A pretty high-profile crypto desk is re-thinking its decision to close out its web accounts and take the ball and go home.
Reports this morning are updating news from yesterday that shows the CCN platform essentially knuckling under due to a lack of support from Google.
“(Google’s June core update) rolled out on June 3th 2019 and CCN’s traffic from Google searches dropped more than 71% on mobile overnight,” wrote Joan Borchgrevink yesterday. “You might say we ought not to face any issues since we’ve been at those levels and lower, in the past. What you need to realize is that we have added more people to the team, both full-timers and part-timers. We do not want to downsize the team, we do not want to break the morale of the team. So yes, this change by Google is directly having a significant impact on us as a small independent news organization that has never received any outside funding. The money we … made on advertisements was directly funneled back into growing the team.”

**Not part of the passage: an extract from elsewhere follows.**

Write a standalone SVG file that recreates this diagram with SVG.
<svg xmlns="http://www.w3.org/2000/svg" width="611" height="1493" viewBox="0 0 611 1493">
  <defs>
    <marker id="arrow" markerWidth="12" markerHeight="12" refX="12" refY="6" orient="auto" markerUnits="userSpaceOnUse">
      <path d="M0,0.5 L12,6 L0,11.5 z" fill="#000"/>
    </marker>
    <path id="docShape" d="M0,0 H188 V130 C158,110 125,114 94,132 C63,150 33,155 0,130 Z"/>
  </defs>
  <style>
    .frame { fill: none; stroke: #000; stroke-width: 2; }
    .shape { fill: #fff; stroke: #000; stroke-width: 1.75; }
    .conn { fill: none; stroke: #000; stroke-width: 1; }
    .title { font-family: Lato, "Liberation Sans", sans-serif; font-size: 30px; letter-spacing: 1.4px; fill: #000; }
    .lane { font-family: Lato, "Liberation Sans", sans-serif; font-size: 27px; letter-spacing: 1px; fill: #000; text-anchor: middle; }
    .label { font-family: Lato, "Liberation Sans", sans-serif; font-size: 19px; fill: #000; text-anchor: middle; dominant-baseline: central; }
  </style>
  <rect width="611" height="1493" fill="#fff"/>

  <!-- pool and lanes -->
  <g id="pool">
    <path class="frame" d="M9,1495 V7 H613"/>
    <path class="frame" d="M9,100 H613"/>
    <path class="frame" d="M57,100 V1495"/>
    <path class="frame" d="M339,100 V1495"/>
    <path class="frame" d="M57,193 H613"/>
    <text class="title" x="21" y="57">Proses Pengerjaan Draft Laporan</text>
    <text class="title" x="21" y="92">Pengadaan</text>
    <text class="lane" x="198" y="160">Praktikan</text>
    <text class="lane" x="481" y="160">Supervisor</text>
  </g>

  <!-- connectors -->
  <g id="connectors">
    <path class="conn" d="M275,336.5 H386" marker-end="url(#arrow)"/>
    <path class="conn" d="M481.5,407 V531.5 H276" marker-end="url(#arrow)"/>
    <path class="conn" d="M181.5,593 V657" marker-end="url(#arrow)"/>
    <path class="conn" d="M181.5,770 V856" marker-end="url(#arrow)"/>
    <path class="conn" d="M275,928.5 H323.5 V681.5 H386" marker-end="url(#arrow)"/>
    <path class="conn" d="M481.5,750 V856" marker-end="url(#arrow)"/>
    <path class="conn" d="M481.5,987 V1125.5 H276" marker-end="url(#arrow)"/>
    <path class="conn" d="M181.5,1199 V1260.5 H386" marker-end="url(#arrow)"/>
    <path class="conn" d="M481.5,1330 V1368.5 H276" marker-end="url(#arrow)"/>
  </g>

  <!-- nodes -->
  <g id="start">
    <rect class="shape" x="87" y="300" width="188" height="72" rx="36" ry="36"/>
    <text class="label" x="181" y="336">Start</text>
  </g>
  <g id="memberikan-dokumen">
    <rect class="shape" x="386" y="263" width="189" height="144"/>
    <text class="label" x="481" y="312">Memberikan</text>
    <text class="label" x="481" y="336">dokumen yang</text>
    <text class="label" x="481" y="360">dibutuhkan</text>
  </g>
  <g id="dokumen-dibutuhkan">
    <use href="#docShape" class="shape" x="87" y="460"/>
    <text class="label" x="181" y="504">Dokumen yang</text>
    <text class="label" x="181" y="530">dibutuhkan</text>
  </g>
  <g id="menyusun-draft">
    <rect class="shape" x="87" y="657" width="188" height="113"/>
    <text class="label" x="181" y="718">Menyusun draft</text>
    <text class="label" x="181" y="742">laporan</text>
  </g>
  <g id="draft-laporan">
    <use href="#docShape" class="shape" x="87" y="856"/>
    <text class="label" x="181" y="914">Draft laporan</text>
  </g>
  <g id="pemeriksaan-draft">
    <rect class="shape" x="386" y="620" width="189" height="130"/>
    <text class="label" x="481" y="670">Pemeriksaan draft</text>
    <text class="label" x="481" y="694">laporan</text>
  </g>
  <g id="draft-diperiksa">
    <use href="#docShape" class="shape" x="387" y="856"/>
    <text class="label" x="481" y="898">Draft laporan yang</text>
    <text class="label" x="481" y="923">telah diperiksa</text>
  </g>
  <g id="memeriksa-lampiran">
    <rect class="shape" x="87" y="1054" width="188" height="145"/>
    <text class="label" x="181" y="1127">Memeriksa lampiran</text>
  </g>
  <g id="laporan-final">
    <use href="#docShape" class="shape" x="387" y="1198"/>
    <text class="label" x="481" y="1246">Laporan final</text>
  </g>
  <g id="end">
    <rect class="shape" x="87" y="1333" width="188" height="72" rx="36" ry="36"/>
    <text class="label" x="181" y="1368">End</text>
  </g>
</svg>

Borchgrevink said the result is that daily revenue dropped by 90%, claiming the firm had called Google for help with no result, and speculating on a potential “crypto crackdown” by Google, publishing data on losses by other crypto domains.
In what seemed a capricious decision, spokespersons at CCN talked about how the site’s domains are not getting adequate traffic because of low rankings and not showing up in top Google pages.

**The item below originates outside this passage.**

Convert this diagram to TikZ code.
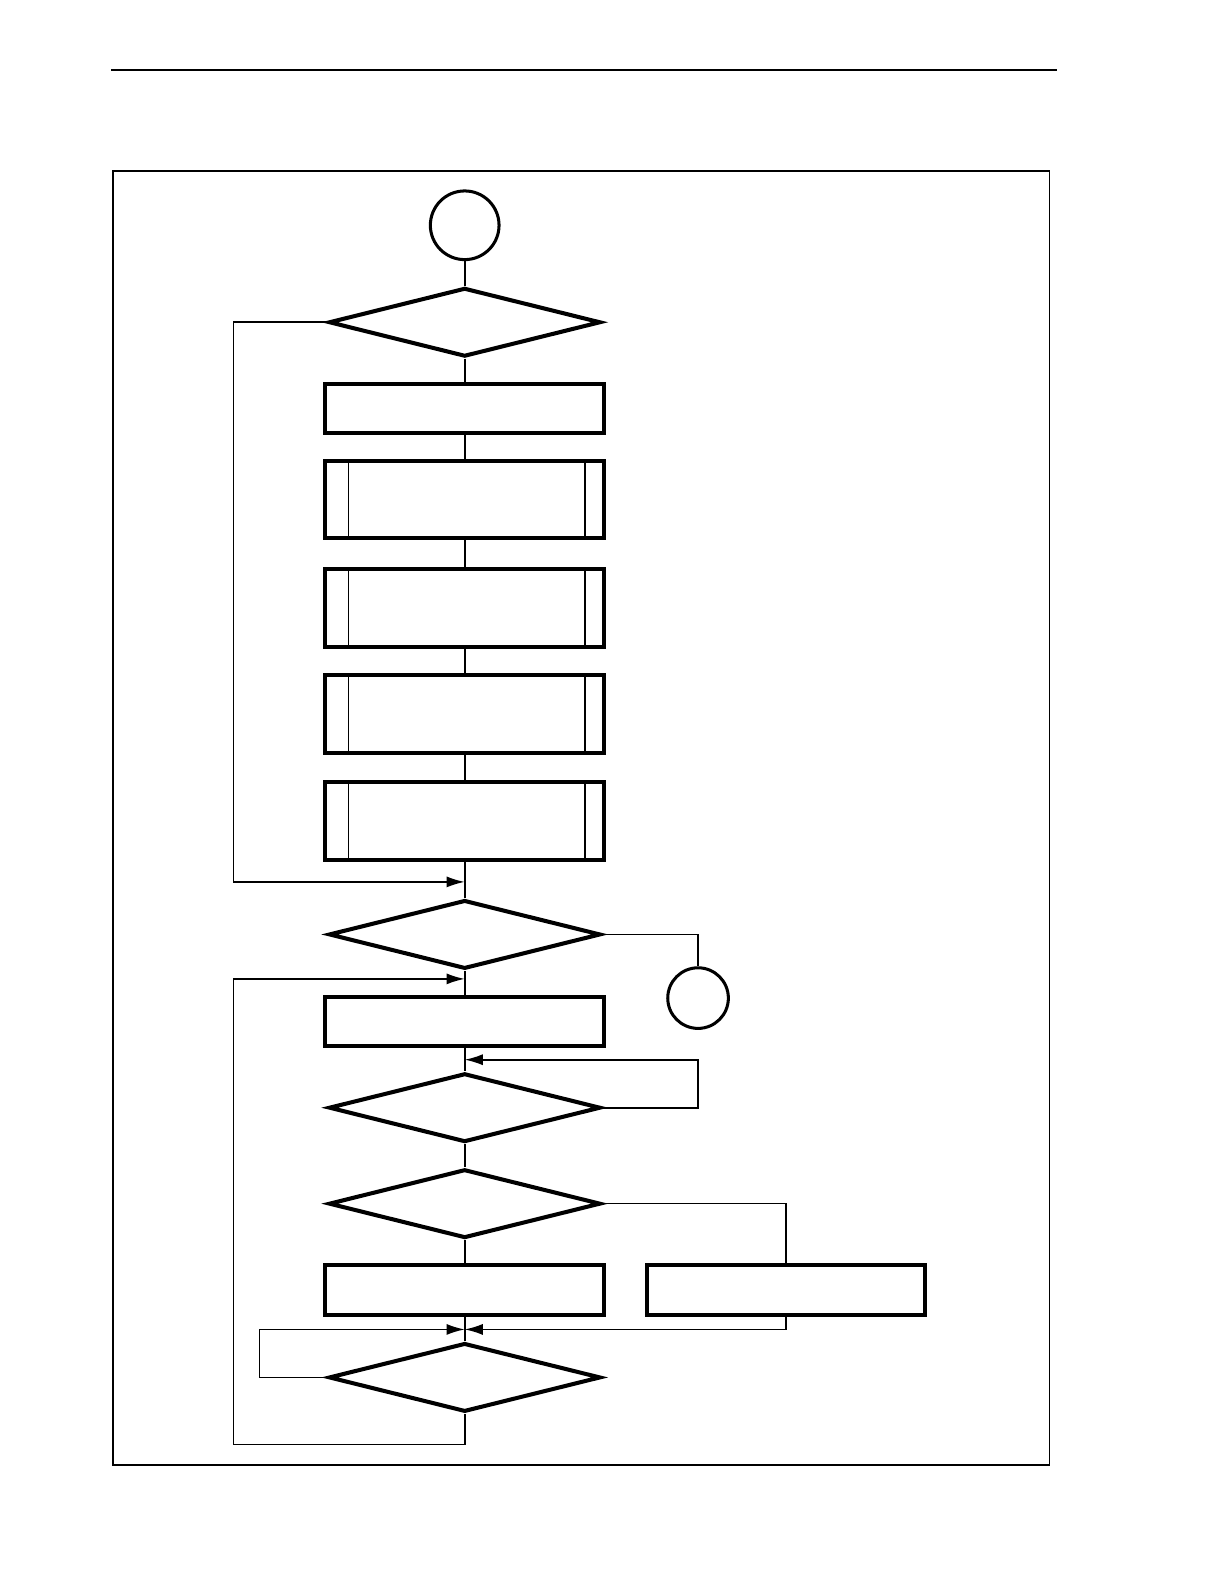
\documentclass[tikz,border=0pt]{standalone}
\usetikzlibrary{shapes.geometric,arrows.meta}

\tikzset{
  box/.style={draw,line width=2pt,rectangle,inner sep=0pt,minimum width=138pt,minimum height=24.5pt},
  subbox/.style={box,minimum height=38.5pt,
    path picture={
      \draw[line width=0.6pt] ([xshift=11.5pt]path picture bounding box.north west) -- ([xshift=11.5pt]path picture bounding box.south west);
      \draw[line width=0.6pt] ([xshift=-9.5pt]path picture bounding box.north east) -- ([xshift=-9.5pt]path picture bounding box.south east);
    }},
  test/.style={draw,line width=2pt,diamond,inner sep=0pt,minimum width=134.5pt,minimum height=34pt},
  term/.style={draw,line width=1.5pt,circle,inner sep=0pt,minimum size=34pt},
  flow/.style={line width=0.8pt},
  into/.style={flow,-{Latex[length=9pt,width=5.5pt]}}
}

\begin{document}
\begin{tikzpicture}[x=0.5pt,y=-0.5pt]
  \useasboundingbox (0,0) rectangle (1212,1568);

  % page rule and frame
  \draw[line width=0.8pt] (110,69) -- (1046,69);
  \draw[line width=0.8pt] (112,169) rectangle (1039,1450);

  % main column
  \node[term] (start) at (460,223) {};
  \node[test] (t1) at (460,319) {};
  \node[box] (b1) at (460,404.5) {};
  \node[subbox] (s1) at (460,494.5) {};
  \node[subbox] (s2) at (460,601.5) {};
  \node[subbox] (s3) at (460,706.5) {};
  \node[subbox] (s4) at (460,813) {};
  \node[test] (t2) at (460,925) {};
  \node[term,minimum size=30pt] (end1) at (691,988) {};
  \node[box] (b6) at (460,1011) {};
  \node[test] (t3) at (460,1096.5) {};
  \node[test] (t4) at (460,1191.5) {};
  \node[box] (b7) at (460,1277) {};
  \node[box] (b8) at (778,1277) {};
  \node[test] (t5) at (460,1363.5) {};

  % joins and corners
  \coordinate (j1) at (460,873);
  \coordinate (j2) at (460,969);
  \coordinate (j3) at (460,1049);
  \coordinate (j4) at (460,1316);
  \coordinate (l1) at (231,873);
  \coordinate (l2) at (231,969);
  \coordinate (bl) at (231,1430);
  \coordinate (r3) at (691,1049);
  \coordinate (l5) at (257,1316);

  \draw[flow] (start) -- (t1);
  \draw[flow] (t1) -- (b1);
  \draw[flow] (b1) -- (s1);
  \draw[flow] (s1) -- (s2);
  \draw[flow] (s2) -- (s3);
  \draw[flow] (s3) -- (s4);
  \draw[flow] (s4) -- (t2);
  \draw[into] (t1.west) -| (l1) -- (j1);

  \draw[flow] (t2.east) -| (end1);
  \draw[flow] (t2) -- (b6);
  \draw[flow] (b6) -- (t3);
  \draw[into] (t3.east) -| (r3) -- (j3);
  \draw[flow] (t3) -- (t4);
  \draw[flow] (t4.east) -| (b8);
  \draw[flow] (t4) -- (b7);
  \draw[flow] (b7) -- (t5);
  \draw[into] (b8.south) |- (j4);
  \draw[into] (t5.west) -| (l5) -- (j4);
  \draw[into] (t5.south) |- (bl) -- (l2) -- (j2);
\end{tikzpicture}
\end{document}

However, leaders at CCN then noted that some parts of its website started showing up again, and suggested that the closure will not go off as planned, as of this morning.
This news can be interesting for crypto traders in two different ways.
First, since CCN is a major player in crypto news and exchange offerings, its closure would change the landscape of this corner of the technology sector.
But this also shows how crypto exchanges and firms may decide to test the waters under pressure.
If Google is the main driver for digital currency businesses that need visibility and profile, a crypto entity could try to examine whether it is “too big to fail” by threatening to quit, sitting back and looking at Google’s reaction, in the same way that a traditional bank might release news of closure and wait for a government bailout.
In this case, it seems that a major shutdown has been avoided.
However, if you look closely, writers at CCN had noted that the original plan was to move the journalists to another platform – so the closing may have been mostly by name only.